In our opinion this documentary was a good first step because it exploded the myth that insurance companies are primarily concerned about us, their customers.

The film absolutely nailed the point that the insurance companies and accident management firms are only concerned about maximising their profit margins as they pressurise motorists to deal with their ‘approved’ body shops and pressurise the garages to carry out work at minimal cost., often using non-standard parts.

Now this would not in itself be such a problem if savings were shared between insurance companies and policy holders and work was carried out to a high standard but this does not happen…and our premiums go up and up.

Evidence from experienced people in the trade confirmed that the pressure insurance companies put on body shops to cut costs compromises the integrity of the damaged vehicle and the safety of the driver and their family.

The story gets worse.

If a driver is involved in a no-fault accident his/her insurance company will seek to max out the ‘value’ of the claim by shamelessly inflating the cost of the repairs and hitting the other side for all they are worth….and who pays for this?

Correct. We do every day.

Whilst the insurance companies are busy portraying themselves as ‘holier than thou’ and the nation’s protectors of the vulnerable, they are busily scamming the market for every penny they can extract from supplier rebates and other kickbacks and exploiting their customers without any regard to the principles of good business practice, far less business ethics.

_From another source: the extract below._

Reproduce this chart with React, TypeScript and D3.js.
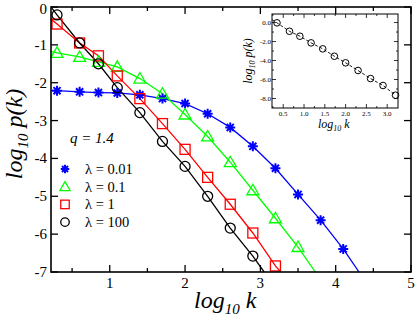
import React from "react";
import * as d3 from "d3";

// marker positions (log10 k), shared by all series
const logK = [0.3, 0.6, 0.85, 1.1, 1.4, 1.7, 2.0, 2.3, 2.6, 2.9, 3.2, 3.5, 3.8, 4.1];

// log10 p(k), q = 1.4
const lambda001 = [-2.21, -2.24, -2.26, -2.27, -2.32, -2.42, -2.55, -2.82, -3.18, -3.68, -4.26, -4.95, -5.63, -6.39];
const lambda01 = [-1.21, -1.32, -1.45, -1.58, -1.89, -2.29, -2.84, -3.42, -4.1, -4.84, -5.58, -6.34];
const lambda1 = [-0.45, -0.95, -1.29, -1.82, -2.42, -3.08, -3.76, -4.5, -5.21, -5.97, -6.84];
const lambda100 = [-0.21, -0.95, -1.5, -2.13, -2.79, -3.55, -4.21, -5.0, -5.84, -6.58];

// where each fitted line enters and leaves the frame [x, y]
const fitStart = [[0.22, -2.2], [0.22, -1.18], [0.22, -0.32], [0.22, 0.0]];
const fitEnd = [[4.31, -7], [3.73, -7], [3.27, -7], [3.05, -7]];

const legendLabels = ["λ = 0.01", "λ = 0.1", "λ = 1", "λ = 100"];
const colors = ["#0000ff", "#00ff00", "#ff0000", "#000000"];
const markers = ["asterisk", "triangle", "square", "circle"];

const xTicks = [1, 2, 3, 4, 5];
const xMinor = [0.5, 1.5, 2.5, 3.5, 4.5];
const yTicks = [0, -1, -2, -3, -4, -5, -6, -7];

// inset
const insetX = [0.35, 0.65, 0.9, 1.17, 1.45, 1.73, 2.0, 2.3, 2.6, 2.9, 3.2];
const insetY = [-0.03, -0.92, -1.44, -2.14, -2.77, -3.55, -4.24, -5.05, -5.9, -6.63, -7.65];
const insetFitStart = [0.23, 0.3];
const insetXTicks = [0.5, 1.0, 1.5, 2.0, 2.5, 3.0];
const insetXMinor = [0.25, 0.75, 1.25, 1.75, 2.25, 2.75];
const insetYTicks = [0, -2, -4, -6, -8];
const insetYMinor = [-1, -3, -5, -7];

const series = [lambda001, lambda01, lambda1, lambda100];
const FONT = "'Liberation Serif', 'DejaVu Serif', serif";

function Marker({ type, x, y, color, s = 1 }: { type: string; x: number; y: number; color: string; s?: number }) {
  if (type === "circle") return <circle cx={x} cy={y} r={5 * s} fill="none" stroke={color} strokeWidth={1.3} />;
  if (type === "square")
    return <rect x={x - 5 * s} y={y - 5 * s} width={10 * s} height={10 * s} fill="none" stroke={color} strokeWidth={1.3} />;
  if (type === "triangle") {
    const p = d3.path();
    p.moveTo(x, y - 6 * s);
    p.lineTo(x + 6 * s, y + 4.5 * s);
    p.lineTo(x - 6 * s, y + 4.5 * s);
    p.closePath();
    return <path d={p.toString()} fill="none" stroke={color} strokeWidth={1.3} />;
  }
  const r = 5 * s;
  const p = d3.path();
  for (let i = 0; i < 4; i++) {
    const a = (i * Math.PI) / 4;
    p.moveTo(x - r * Math.cos(a), y - r * Math.sin(a));
    p.lineTo(x + r * Math.cos(a), y + r * Math.sin(a));
  }
  return <path d={p.toString()} stroke={color} strokeWidth={2} />;
}

export default function App() {
  const W = 415;
  const H = 323;
  const m = { left: 51, right: 411, top: 7, bottom: 272 };

  const x = d3.scaleLinear().domain([0.22, 5]).range([m.left, m.right]);
  const y = d3.scaleLinear().domain([-7, 0]).range([m.bottom, m.top]);

  const line = d3
    .line<[number, number]>()
    .x(d => x(d[0]))
    .y(d => y(d[1]));

  const ins = { left: 272, right: 398, top: 14, bottom: 108 };
  const ix = d3.scaleLinear().domain([0.23, 3.26]).range([ins.left, ins.right]);
  const iy = d3.scaleLinear().domain([-9, 0.9]).range([ins.bottom, ins.top]);
  const insetLine = d3
    .line<[number, number]>()
    .x(d => ix(d[0]))
    .y(d => iy(d[1]));
  const insetPts: [number, number][] = [
    insetFitStart as [number, number],
    ...insetY.map((v, i) => [insetX[i], v] as [number, number]),
  ];

  return (
    <div style={{ position: "absolute", left: 0, top: 0 }}>
      <svg width={W} height={H} style={{ display: "block", background: "#fff" }} fontFamily={FONT}>
        <defs>
          <clipPath id="plotClip">
            <rect x={m.left} y={m.top} width={m.right - m.left} height={m.bottom - m.top} />
          </clipPath>
        </defs>

        {/* fitted lines */}
        <g clipPath="url(#plotClip)">
          {series.map((s, si) => {
            const pts: [number, number][] = [
              fitStart[si] as [number, number],
              ...s.map((v, i) => [logK[i], v] as [number, number]),
              fitEnd[si] as [number, number],
            ];
            return <path key={si} d={line(pts) || ""} fill="none" stroke={colors[si]} strokeWidth={1.3} />;
          })}
        </g>

        {/* markers */}
        {series.map((s, si) =>
          s.map((v, i) => <Marker key={si + "-" + i} type={markers[si]} x={x(logK[i])} y={y(v)} color={colors[si]} />)
        )}

        {/* frame */}
        <rect x={m.left} y={m.top} width={m.right - m.left} height={m.bottom - m.top} fill="none" stroke="#000" strokeWidth={1.6} />

        {/* x ticks bottom and top */}
        {xTicks.map(t => (
          <g key={"xt" + t}>
            <line x1={x(t)} x2={x(t)} y1={m.bottom} y2={m.bottom - 7} stroke="#000" strokeWidth={1.3} />
            <line x1={x(t)} x2={x(t)} y1={m.top} y2={m.top + 7} stroke="#000" strokeWidth={1.3} />
            <text x={x(t)} y={m.bottom + 16} textAnchor="middle" fontSize={15}>
              {t}
            </text>
          </g>
        ))}
        {xMinor.map(t => (
          <g key={"xm" + t}>
            <line x1={x(t)} x2={x(t)} y1={m.bottom} y2={m.bottom - 4} stroke="#000" strokeWidth={1.3} />
            <line x1={x(t)} x2={x(t)} y1={m.top} y2={m.top + 4} stroke="#000" strokeWidth={1.3} />
          </g>
        ))}

        {/* y ticks left and right */}
        {yTicks.map(t => (
          <g key={"yt" + t}>
            <line x1={m.left} x2={m.left + 7} y1={y(t)} y2={y(t)} stroke="#000" strokeWidth={1.3} />
            <line x1={m.right} x2={m.right - 7} y1={y(t)} y2={y(t)} stroke="#000" strokeWidth={1.3} />
            <text x={m.left - 4} y={y(t) + (t === 0 ? 7 : 5)} textAnchor="end" fontSize={15}>
              {t === 0 ? "0" : "-" + Math.abs(t)}
            </text>
          </g>
        ))}

        {/* axis titles */}
        <text x={194} y={308} fontSize={24} fontStyle="italic">
          log<tspan fontSize={15} dy={6}>10</tspan>
          <tspan dy={-6}> k</tspan>
        </text>
        <text transform="translate(22,134) rotate(-90)" textAnchor="middle" fontSize={24} fontStyle="italic">
          log<tspan fontSize={15} dy={6}>10</tspan>
          <tspan dy={-6}> p(k)</tspan>
        </text>

        {/* q label */}
        <text x={70} y={143} fontSize={15} fontStyle="italic">
          q = 1.4
        </text>

        {/* legend */}
        {legendLabels.map((lab, i) => {
          const ly = 169 + i * 17.7;
          return (
            <g key={"lg" + i}>
              <Marker type={markers[i]} x={65} y={ly} color={colors[i]} s={0.85} />
              <text x={85} y={ly + 5} fontSize={14.5}>
                {lab}
              </text>
            </g>
          );
        })}

        {/* inset */}
        <rect x={ins.left} y={ins.top} width={ins.right - ins.left} height={ins.bottom - ins.top} fill="#fff" stroke="#000" strokeWidth={1} />
        <path d={insetLine(insetPts) || ""} fill="none" stroke="#000" strokeWidth={0.9} strokeDasharray="3,2" />
        {insetY.map((v, i) => (
          <circle key={"ic" + i} cx={ix(insetX[i])} cy={iy(v)} r={3.3} fill="none" stroke="#000" strokeWidth={1} />
        ))}
        {insetXTicks.map(t => (
          <g key={"ixt" + t}>
            <line x1={ix(t)} x2={ix(t)} y1={ins.bottom} y2={ins.bottom - 4} stroke="#000" strokeWidth={0.8} />
            <line x1={ix(t)} x2={ix(t)} y1={ins.top} y2={ins.top + 4} stroke="#000" strokeWidth={0.8} />
            <text x={ix(t)} y={ins.bottom + 8} textAnchor="middle" fontSize={7}>
              {t.toFixed(1)}
            </text>
          </g>
        ))}
        {insetXMinor.map(t => (
          <g key={"ixm" + t}>
            <line x1={ix(t)} x2={ix(t)} y1={ins.bottom} y2={ins.bottom - 2} stroke="#000" strokeWidth={0.8} />
            <line x1={ix(t)} x2={ix(t)} y1={ins.top} y2={ins.top + 2} stroke="#000" strokeWidth={0.8} />
          </g>
        ))}
        {insetYTicks.map(t => (
          <g key={"iyt" + t}>
            <line x1={ins.left} x2={ins.left + 4} y1={iy(t)} y2={iy(t)} stroke="#000" strokeWidth={0.8} />
            <line x1={ins.right} x2={ins.right - 4} y1={iy(t)} y2={iy(t)} stroke="#000" strokeWidth={0.8} />
            <text x={ins.left - 1} y={iy(t) + 2.5} textAnchor="end" fontSize={7}>
              {t === 0 ? "0.0" : "-" + Math.abs(t).toFixed(1)}
            </text>
          </g>
        ))}
        {insetYMinor.map(t => (
          <g key={"iym" + t}>
            <line x1={ins.left} x2={ins.left + 2} y1={iy(t)} y2={iy(t)} stroke="#000" strokeWidth={0.8} />
            <line x1={ins.right} x2={ins.right - 2} y1={iy(t)} y2={iy(t)} stroke="#000" strokeWidth={0.8} />
          </g>
        ))}
        <text x={318} y={128} fontSize={12} fontStyle="italic">
          log<tspan fontSize={8} dy={3}>10</tspan>
          <tspan dy={-3}> k</tspan>
        </text>
        <text transform="translate(252,61) rotate(-90)" textAnchor="middle" fontSize={12} fontStyle="italic">
          log<tspan fontSize={8} dy={3}>10</tspan>
          <tspan dy={-3}> p(k)</tspan>
        </text>
      </svg>
    </div>
  );
}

The insurance companies then have the bare-faced audacity to stuff their own pockets with all this extra ‘bunce’ and then claim that innocent accident victims who have the temerity to claim compensation are responsible for the hike in premiums which the Office of Fair Trading (OFT) states are inflated to the tune of at least £250m per annum by the industry’s own malpractices.

Their underhand tactics have thankfully not gone completely unnoticed. The OFT has announced that it will be investigating the insurance market, despite the best efforts of a toadying government to foster the myth of a compensation culture and agree to virtually everything the Association of British Insurers (ABI) has demanded in recent years.

In typical weasel word fashion, as befits its modus operandi, the ABI claims that it welcomes an investigation. Aye right, we’ll see…as we live in hope.

Meanwhile, we are still waiting for the ABI to explain why its members are paying out on claims known to be fraudulent.

If a claim is known to be fraudulent why does the industry not take action to prosecute the fradusters? The conclusion must be that the insurance companies are spending a hefty chunk of our car insurance premiums on fraudulent claims. Perhaps the ABI’s Nick Starling can explain why this SCANDAL is allowed to go on unchecked.

Could it be that there are far fewer fraudulent claims than suits the ABI position and that the creation of the ‘bogeyman’ of an insurance fraudster is a very useful whipping boy when it comes to peddling lies about whiplash claims and the impact on premiums?

We will be asking the OFT to look at this matter very closely…and checking with Harry Wallop to see if he is planning to look at the government’s and the insurance industry’s perverse approach to dealing with personal injury claims.